Clearly, another method must be found to aid in the deployment of Army formations.
The only other aircraft capable of transporting large amounts of cargo is the 747. The 747-400F can carry 21,347 cubic feet of cargo on its main deck, with a cargo weight of 249,125 pounds to a distance of 5,063 miles19.
The 747 has significant shortcomings for oversize cargo but is capable of moving some vehicles:
|"Problems associated with loading CRAF aircraft are not usually encountered in loading military aircraft. The cargo compartment of a B-747, for example, is 16 feet above ground level (AGL). Standard military materials-handling equipment cannot be used to load the aircraft. Like the floors of the KC-10, the floors of all civilian aircraft are not strong enough to withstand the ground pressure of vehicles. A subfloor of 463L pallets must be installed before loading any vehicles. Despite subflooring, any vehicle heavier than a 2 1/2-ton truck cannot be loaded onto most civilian aircraft. Pallet stations may also have weight restrictions, and planners must adjust loads."20
It is unclear which 2.5 Ton truck the document is referencing. The M35A2 in AR220-10 mode weighs 13,180 pounds empty and with cargo can weigh up to 18,180 pounds. The M1078 Cargo truck weighs 19,351 pounds empty and up to 24,351 pounds. Both vehicles are certified for transport in the C-130, C-141, C-5, and C-17, but only the M35A2 is certified for the 74721.
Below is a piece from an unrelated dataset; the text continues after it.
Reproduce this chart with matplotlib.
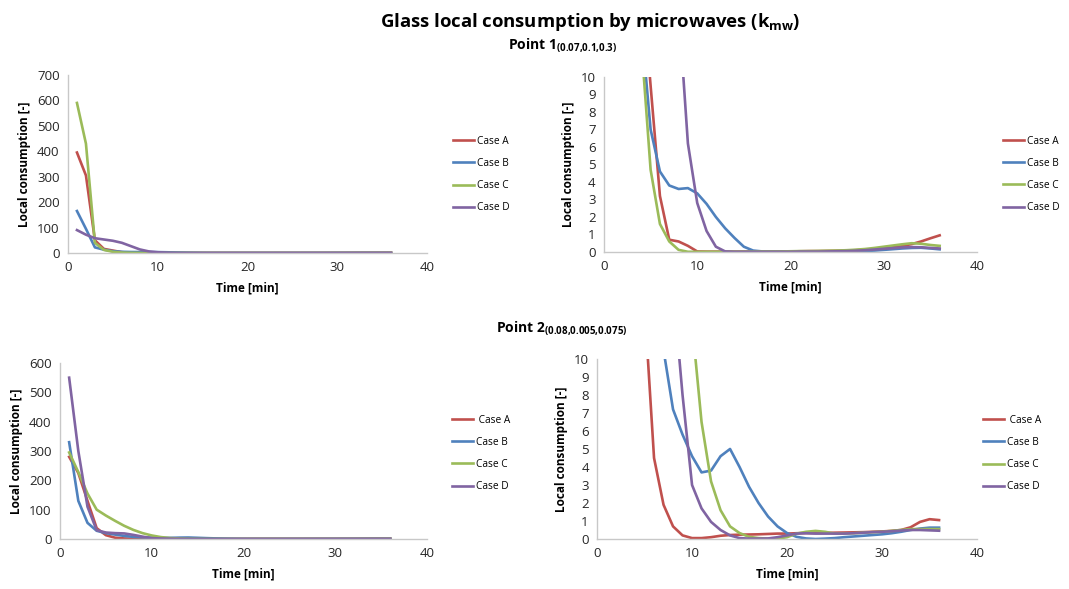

No vehicle, larger than the M35 truck is currently certified for the 747.
If the 747 cargo floor can be strengthened to accept the 23,800 - 27,000 pound weight of the M113A3 and the 38,500 pound weight of the M8, then procuring sufficient aircraft to move an IBCT would considerably ease the burden on the C-5/C-17 fleet, provided the M113A3 was adopted as the primary vehicle for the IBCT. It may well actually be possible to transport the M113, due to its lower ground pressure with little or no modification to the 747, since its spreads its weight over a greater area than the lighter M35 2.5 ton truck. This modification may be as simple as placing a layer of 463L pallets on the cargo floor.
Equipment exists to load M113s and other vehicles onto the 747. The Boeing on Board Loader is capable of lifting an 11 ton load onto a Cargo 747, that has been strengthened by the addition of 463L cargo pallets to accept vehicles weighing up to 11,000 pounds 22. The 316E Cochren Loader can lift loads to 40,000 pounds and having dimensions of 128 inches wide, 288 inches long, with a minimum height of 19 inches, and a maximum height restricted by the aircraft23. It should be possible to develop a ramp that lets vehicles drive into the 747 cargo compartment via the nose cargo door.